— Start of Records for processing —
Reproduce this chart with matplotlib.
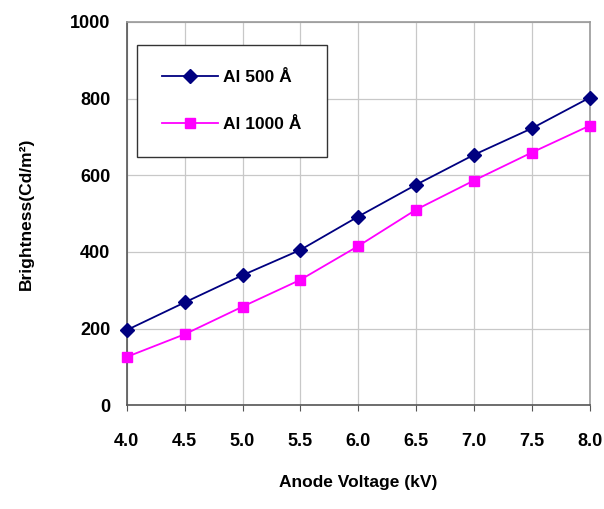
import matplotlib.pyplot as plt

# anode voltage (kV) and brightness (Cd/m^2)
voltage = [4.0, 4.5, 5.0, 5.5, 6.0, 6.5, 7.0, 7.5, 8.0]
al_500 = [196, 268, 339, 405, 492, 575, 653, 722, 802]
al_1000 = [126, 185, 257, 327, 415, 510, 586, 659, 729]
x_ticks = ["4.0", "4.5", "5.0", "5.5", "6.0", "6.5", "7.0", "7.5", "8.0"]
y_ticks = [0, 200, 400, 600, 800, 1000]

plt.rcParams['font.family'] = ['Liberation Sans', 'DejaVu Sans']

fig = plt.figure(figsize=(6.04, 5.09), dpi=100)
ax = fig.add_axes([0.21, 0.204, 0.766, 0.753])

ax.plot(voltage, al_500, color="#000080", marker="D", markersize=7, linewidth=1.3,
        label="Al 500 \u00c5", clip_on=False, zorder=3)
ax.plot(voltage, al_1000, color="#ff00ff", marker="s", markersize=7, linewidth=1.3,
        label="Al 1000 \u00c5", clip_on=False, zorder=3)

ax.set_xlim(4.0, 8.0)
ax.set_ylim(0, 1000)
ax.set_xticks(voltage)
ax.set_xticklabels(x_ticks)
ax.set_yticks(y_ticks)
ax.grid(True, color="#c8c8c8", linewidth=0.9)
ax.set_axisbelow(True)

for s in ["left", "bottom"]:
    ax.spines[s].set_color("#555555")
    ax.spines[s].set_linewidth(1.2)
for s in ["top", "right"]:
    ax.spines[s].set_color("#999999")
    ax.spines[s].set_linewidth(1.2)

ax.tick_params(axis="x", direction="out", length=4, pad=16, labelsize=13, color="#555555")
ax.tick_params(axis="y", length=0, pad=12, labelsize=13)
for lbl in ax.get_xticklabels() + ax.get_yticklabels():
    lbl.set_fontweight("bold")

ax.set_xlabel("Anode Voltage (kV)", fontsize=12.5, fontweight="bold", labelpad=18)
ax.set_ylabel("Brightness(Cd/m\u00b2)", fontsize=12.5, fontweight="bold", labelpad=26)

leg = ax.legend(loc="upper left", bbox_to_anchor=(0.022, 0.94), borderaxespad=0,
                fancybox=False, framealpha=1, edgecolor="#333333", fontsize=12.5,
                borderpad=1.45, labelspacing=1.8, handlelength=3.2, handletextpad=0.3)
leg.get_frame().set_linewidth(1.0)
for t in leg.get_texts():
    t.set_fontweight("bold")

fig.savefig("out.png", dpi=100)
— End of Records for processing —
— Start of Records for processing —
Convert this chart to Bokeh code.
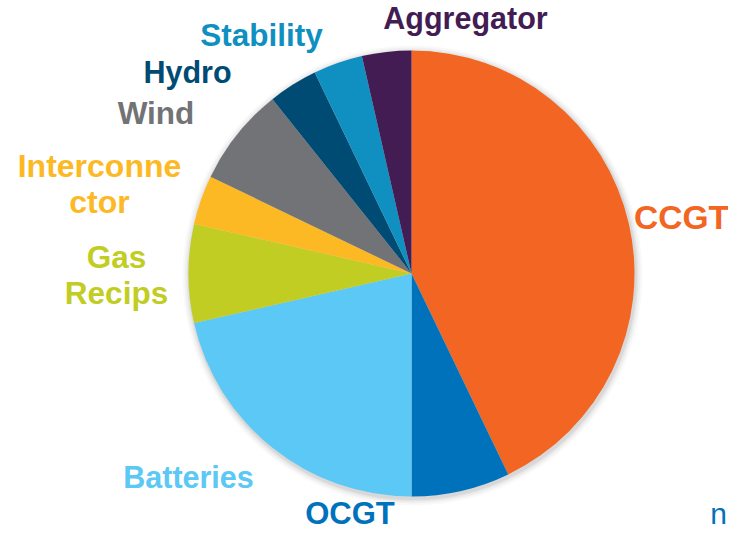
— End of Records for processing —
— Start of Records for processing —
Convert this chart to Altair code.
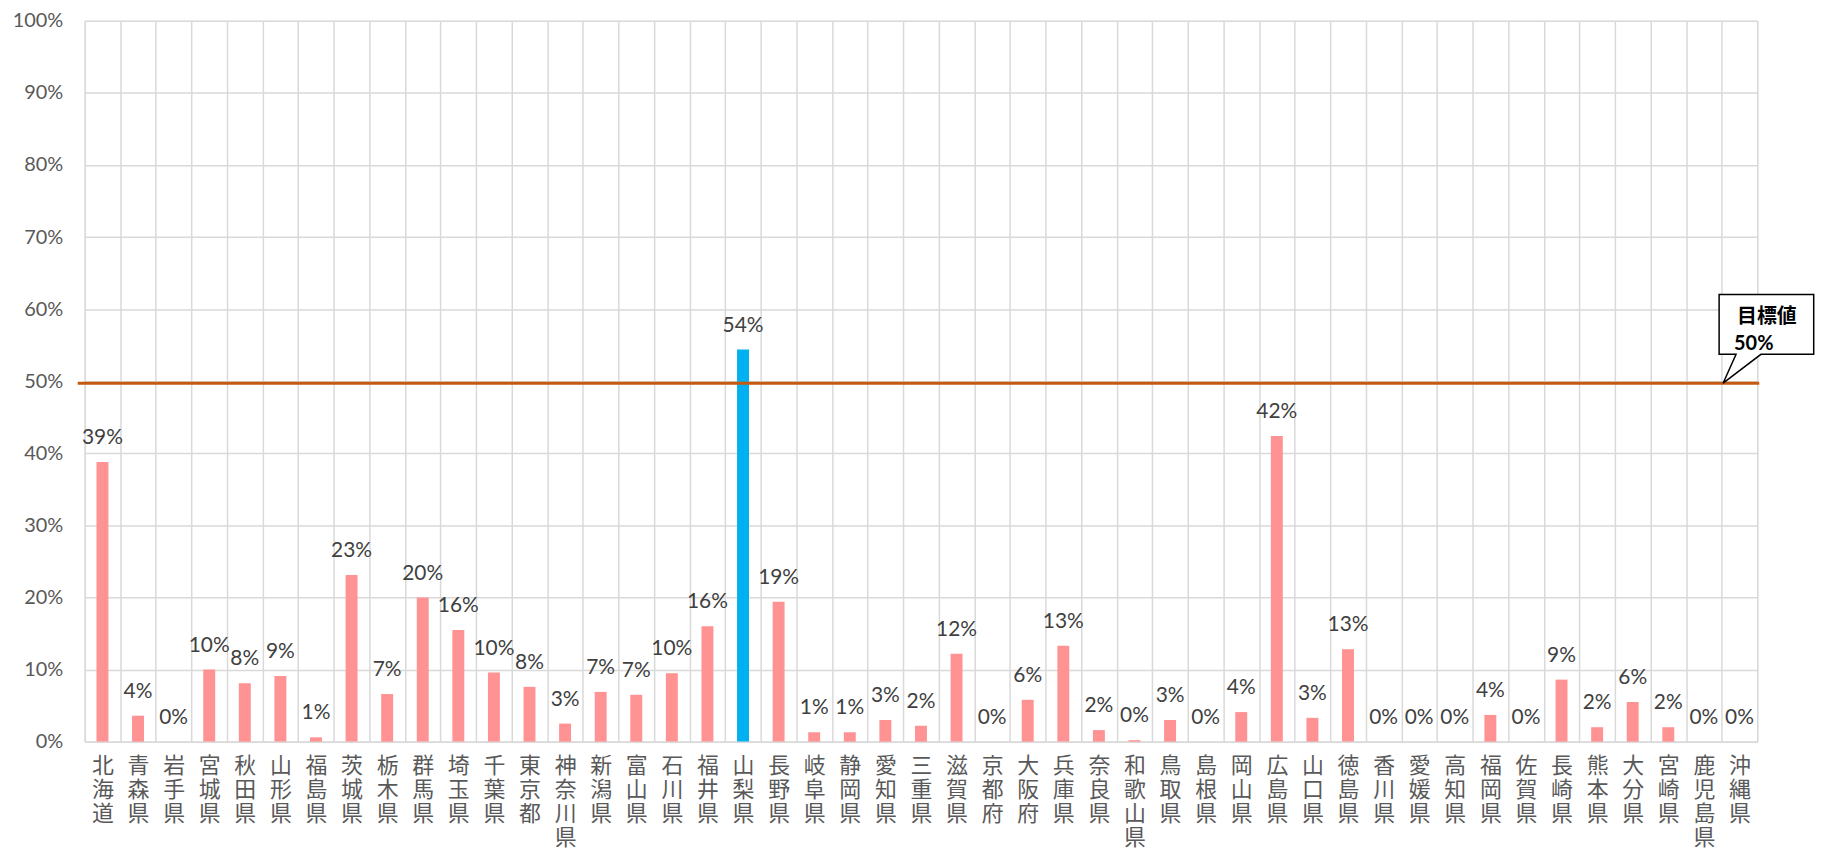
— End of Records for processing —
Brief: Print exactly what appears from the line holding "Reproduce this chart with matplotlib." down to the line holding "import matplotlib.pyplot as plt", both ends kept, leaving out the pictures.

Output below:
Reproduce this chart with matplotlib.
import matplotlib.pyplot as plt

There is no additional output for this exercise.